►
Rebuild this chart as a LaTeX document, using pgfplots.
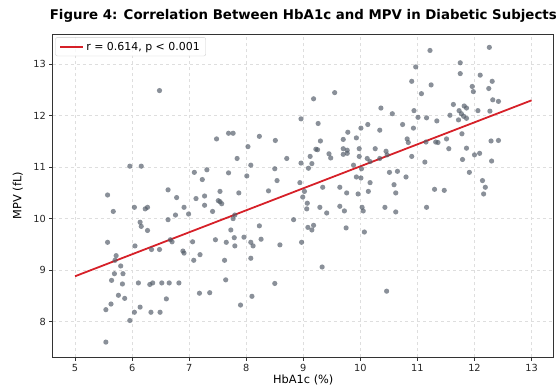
\documentclass[border=0pt]{standalone}
\usepackage{fontspec}
\setmainfont{DejaVu Sans}
\usepackage{pgfplots}
\usepackage{pgfplotstable}
\pgfplotsset{compat=1.18}
\definecolor{regred}{RGB}{214,32,40}
\definecolor{ptgray}{RGB}{82,92,104}

\pgfplotstableread{
x y
5.54 7.60
5.54 8.23
5.63 8.34
5.76 8.51
5.87 8.45
5.64 8.80
5.83 8.73
5.69 8.93
5.84 8.93
5.80 9.08
5.70 9.19
5.72 9.28
5.57 9.54
5.67 10.14
5.57 10.46
5.96 8.02
6.04 8.18
6.14 8.28
6.33 8.18
6.49 8.18
6.60 8.44
6.11 8.75
6.31 8.72
6.36 8.75
6.52 8.75
6.65 8.75
6.82 8.75
6.05 9.47
6.34 9.40
6.48 9.40
6.67 9.59
6.70 9.55
6.89 9.37
6.91 9.33
6.14 9.93
6.16 9.85
6.27 9.77
6.63 9.98
6.76 10.07
6.99 10.09
6.04 10.22
6.23 10.19
6.27 10.22
6.91 10.22
6.63 10.56
6.78 10.41
5.96 11.02
6.16 11.02
6.48 12.49
7.06 9.55
7.19 9.30
7.08 9.19
7.18 8.55
7.36 8.56
7.90 8.32
8.10 8.49
7.64 8.81
8.50 8.74
7.62 9.19
8.08 9.23
7.46 9.59
7.65 9.54
7.79 9.63
7.80 9.47
7.96 9.64
8.08 9.54
8.12 9.47
8.26 9.60
8.59 9.49
8.97 9.54
7.73 9.78
8.23 9.86
8.83 9.98
7.77 10.00
7.80 10.07
7.41 10.14
7.27 10.26
7.54 10.33
7.12 10.39
7.27 10.44
7.51 10.35
7.57 10.29
7.54 10.53
7.87 10.50
8.39 10.54
7.23 10.76
8.01 10.83
8.54 10.74
7.09 10.90
7.31 10.95
7.69 10.89
8.50 10.97
7.84 11.17
8.08 11.04
8.71 11.17
8.96 11.08
8.03 11.40
7.48 11.55
8.23 11.60
8.51 11.52
7.69 11.66
7.77 11.66
8.96 11.94
9.08 9.83
8.94 10.70
9.02 10.53
8.99 10.42
9.07 10.30
9.06 10.19
9.12 11.21
9.15 11.07
9.09 10.98
9.25 11.34
9.18 12.33
9.55 12.45
9.26 11.85
9.30 11.51
9.22 11.35
9.45 11.26
9.48 11.18
9.70 11.25
9.77 11.27
9.70 11.36
9.77 11.33
9.98 11.36
9.70 11.54
9.93 11.57
9.78 11.68
9.98 11.21
9.88 11.04
10.02 10.97
10.12 11.17
10.17 11.11
10.34 11.17
10.47 11.24
10.26 11.36
10.45 11.31
10.34 11.72
10.13 11.83
10.01 11.76
10.36 12.15
10.56 12.04
10.74 11.83
10.93 11.76
10.82 11.55
10.84 11.48
10.90 11.21
10.94 12.10
11.01 11.97
11.16 11.96
11.07 12.43
10.90 12.67
10.97 12.95
11.24 12.60
11.22 13.27
11.34 11.90
11.15 11.49
11.32 11.49
11.36 11.48
11.51 11.55
11.55 11.36
11.13 11.10
11.57 12.01
11.63 12.22
11.72 11.92
11.73 12.10
11.82 12.19
11.86 12.15
11.77 12.04
11.81 11.99
11.86 11.95
11.75 13.03
11.75 12.82
11.96 12.57
11.98 12.47
12.10 12.79
12.25 12.53
12.31 12.67
12.26 13.33
12.32 12.31
12.42 12.28
12.06 12.10
12.27 12.09
11.78 11.65
11.86 11.37
11.79 11.15
12.00 11.24
12.09 11.27
12.30 11.12
12.29 11.51
12.42 11.52
11.91 10.90
12.14 10.74
12.19 10.61
12.16 10.48
11.30 10.57
11.47 10.55
11.16 10.22
10.46 8.59
9.33 9.06
9.34 10.61
9.64 10.61
9.76 10.50
9.96 10.48
10.14 10.53
9.93 10.81
10.01 10.79
10.17 10.70
10.51 10.90
10.65 10.92
10.80 10.81
10.59 10.66
10.62 10.50
9.29 10.22
9.64 10.24
10.03 10.22
10.43 10.22
9.41 10.11
9.72 10.15
10.05 10.15
10.62 10.13
9.18 9.87
9.15 9.78
9.75 9.82
10.07 9.74
}\scatterdata

\begin{document}
\begin{tikzpicture}[x=1bp,y=1bp]
\begin{axis}[
  at={(0,0)}, anchor=south west,
  scale only axis, width=501bp, height=323bp,
  xmin=4.61, xmax=13.39, ymin=7.31, ymax=13.59,
  xtick={5,6,...,13}, ytick={8,9,...,13},
  xtick pos=bottom, ytick pos=left,
  tick align=outside, major tick length=3.5bp,
  tick style={black!80, line width=0.8pt},
  ticklabel style={font=\fontsize{9.8}{11}\selectfont, text=black!85},
  /pgf/number format/assume math mode=true,
  grid=major, major grid style={dashed, black!13, line width=0.6pt},
  axis line style={black!80, line width=0.8pt},
  xlabel={HbA1c (\%)}, ylabel={MPV (fL)},
  xlabel style={at={(axis description cs:0.5,-0.0705)}, anchor=center, font=\fontsize{11.4}{13}\selectfont},
  ylabel style={at={(axis description cs:-0.0699,0.5)}, anchor=center, font=\fontsize{11.4}{13}\selectfont},
  title={Figure 4: Correlation Between HbA1c and MPV in Diabetic Subjects},
  title style={at={(axis description cs:0.5,1.037)}, anchor=center, font=\fontsize{13.4}{16}\selectfont\bfseries},
  legend style={at={(0.005,0.99)}, anchor=north west, draw=black!20, rounded corners=2bp,
    fill=white, fill opacity=0.8, text opacity=1, font=\fontsize{11}{13}\selectfont,
    inner xsep=4bp, inner ysep=2.5bp},
  legend cell align=left,
  legend image code/.code={\draw[#1, line width=1.8pt] (0bp,0bp) -- (23bp,0bp);},
]
\addplot[only marks, mark=*, mark size=2.6bp, mark options={fill=ptgray, draw opacity=0, fill opacity=0.68}, forget plot] table[x=x, y=y] {\scatterdata};
\addplot[regred, line width=1.8pt] coordinates {(5,8.88) (13,12.30)};
\addlegendentry{r = 0.614, p < 0.001}
\end{axis}
\pgfresetboundingbox
\path[use as bounding box] (-52.8,-30) rectangle (506.2,357);
\end{tikzpicture}
\end{document}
◄
● Exercise requirements
Copy the whole listing above word for word but do not carry over the pictures.

● The solution
Rebuild this chart as a LaTeX document, using pgfplots.
\documentclass[border=0pt]{standalone}
\usepackage{fontspec}
\setmainfont{DejaVu Sans}
\usepackage{pgfplots}
\usepackage{pgfplotstable}
\pgfplotsset{compat=1.18}
\definecolor{regred}{RGB}{214,32,40}
\definecolor{ptgray}{RGB}{82,92,104}

\pgfplotstableread{
x y
5.54 7.60
5.54 8.23
5.63 8.34
5.76 8.51
5.87 8.45
5.64 8.80
5.83 8.73
5.69 8.93
5.84 8.93
5.80 9.08
5.70 9.19
5.72 9.28
5.57 9.54
5.67 10.14
5.57 10.46
5.96 8.02
6.04 8.18
6.14 8.28
6.33 8.18
6.49 8.18
6.60 8.44
6.11 8.75
6.31 8.72
6.36 8.75
6.52 8.75
6.65 8.75
6.82 8.75
6.05 9.47
6.34 9.40
6.48 9.40
6.67 9.59
6.70 9.55
6.89 9.37
6.91 9.33
6.14 9.93
6.16 9.85
6.27 9.77
6.63 9.98
6.76 10.07
6.99 10.09
6.04 10.22
6.23 10.19
6.27 10.22
6.91 10.22
6.63 10.56
6.78 10.41
5.96 11.02
6.16 11.02
6.48 12.49
7.06 9.55
7.19 9.30
7.08 9.19
7.18 8.55
7.36 8.56
7.90 8.32
8.10 8.49
7.64 8.81
8.50 8.74
7.62 9.19
8.08 9.23
7.46 9.59
7.65 9.54
7.79 9.63
7.80 9.47
7.96 9.64
8.08 9.54
8.12 9.47
8.26 9.60
8.59 9.49
8.97 9.54
7.73 9.78
8.23 9.86
8.83 9.98
7.77 10.00
7.80 10.07
7.41 10.14
7.27 10.26
7.54 10.33
7.12 10.39
7.27 10.44
7.51 10.35
7.57 10.29
7.54 10.53
7.87 10.50
8.39 10.54
7.23 10.76
8.01 10.83
8.54 10.74
7.09 10.90
7.31 10.95
7.69 10.89
8.50 10.97
7.84 11.17
8.08 11.04
8.71 11.17
8.96 11.08
8.03 11.40
7.48 11.55
8.23 11.60
8.51 11.52
7.69 11.66
7.77 11.66
8.96 11.94
9.08 9.83
8.94 10.70
9.02 10.53
8.99 10.42
9.07 10.30
9.06 10.19
9.12 11.21
9.15 11.07
9.09 10.98
9.25 11.34
9.18 12.33
9.55 12.45
9.26 11.85
9.30 11.51
9.22 11.35
9.45 11.26
9.48 11.18
9.70 11.25
9.77 11.27
9.70 11.36
9.77 11.33
9.98 11.36
9.70 11.54
9.93 11.57
9.78 11.68
9.98 11.21
9.88 11.04
10.02 10.97
10.12 11.17
10.17 11.11
10.34 11.17
10.47 11.24
10.26 11.36
10.45 11.31
10.34 11.72
10.13 11.83
10.01 11.76
10.36 12.15
10.56 12.04
10.74 11.83
10.93 11.76
10.82 11.55
10.84 11.48
10.90 11.21
10.94 12.10
11.01 11.97
11.16 11.96
11.07 12.43
10.90 12.67
10.97 12.95
11.24 12.60
11.22 13.27
11.34 11.90
11.15 11.49
11.32 11.49
11.36 11.48
11.51 11.55
11.55 11.36
11.13 11.10
11.57 12.01
11.63 12.22
11.72 11.92
11.73 12.10
11.82 12.19
11.86 12.15
11.77 12.04
11.81 11.99
11.86 11.95
11.75 13.03
11.75 12.82
11.96 12.57
11.98 12.47
12.10 12.79
12.25 12.53
12.31 12.67
12.26 13.33
12.32 12.31
12.42 12.28
12.06 12.10
12.27 12.09
11.78 11.65
11.86 11.37
11.79 11.15
12.00 11.24
12.09 11.27
12.30 11.12
12.29 11.51
12.42 11.52
11.91 10.90
12.14 10.74
12.19 10.61
12.16 10.48
11.30 10.57
11.47 10.55
11.16 10.22
10.46 8.59
9.33 9.06
9.34 10.61
9.64 10.61
9.76 10.50
9.96 10.48
10.14 10.53
9.93 10.81
10.01 10.79
10.17 10.70
10.51 10.90
10.65 10.92
10.80 10.81
10.59 10.66
10.62 10.50
9.29 10.22
9.64 10.24
10.03 10.22
10.43 10.22
9.41 10.11
9.72 10.15
10.05 10.15
10.62 10.13
9.18 9.87
9.15 9.78
9.75 9.82
10.07 9.74
}\scatterdata

\begin{document}
\begin{tikzpicture}[x=1bp,y=1bp]
\begin{axis}[
  at={(0,0)}, anchor=south west,
  scale only axis, width=501bp, height=323bp,
  xmin=4.61, xmax=13.39, ymin=7.31, ymax=13.59,
  xtick={5,6,...,13}, ytick={8,9,...,13},
  xtick pos=bottom, ytick pos=left,
  tick align=outside, major tick length=3.5bp,
  tick style={black!80, line width=0.8pt},
  ticklabel style={font=\fontsize{9.8}{11}\selectfont, text=black!85},
  /pgf/number format/assume math mode=true,
  grid=major, major grid style={dashed, black!13, line width=0.6pt},
  axis line style={black!80, line width=0.8pt},
  xlabel={HbA1c (\%)}, ylabel={MPV (fL)},
  xlabel style={at={(axis description cs:0.5,-0.0705)}, anchor=center, font=\fontsize{11.4}{13}\selectfont},
  ylabel style={at={(axis description cs:-0.0699,0.5)}, anchor=center, font=\fontsize{11.4}{13}\selectfont},
  title={Figure 4: Correlation Between HbA1c and MPV in Diabetic Subjects},
  title style={at={(axis description cs:0.5,1.037)}, anchor=center, font=\fontsize{13.4}{16}\selectfont\bfseries},
  legend style={at={(0.005,0.99)}, anchor=north west, draw=black!20, rounded corners=2bp,
    fill=white, fill opacity=0.8, text opacity=1, font=\fontsize{11}{13}\selectfont,
    inner xsep=4bp, inner ysep=2.5bp},
  legend cell align=left,
  legend image code/.code={\draw[#1, line width=1.8pt] (0bp,0bp) -- (23bp,0bp);},
]
\addplot[only marks, mark=*, mark size=2.6bp, mark options={fill=ptgray, draw opacity=0, fill opacity=0.68}, forget plot] table[x=x, y=y] {\scatterdata};
\addplot[regred, line width=1.8pt] coordinates {(5,8.88) (13,12.30)};
\addlegendentry{r = 0.614, p < 0.001}
\end{axis}
\pgfresetboundingbox
\path[use as bounding box] (-52.8,-30) rectangle (506.2,357);
\end{tikzpicture}
\end{document}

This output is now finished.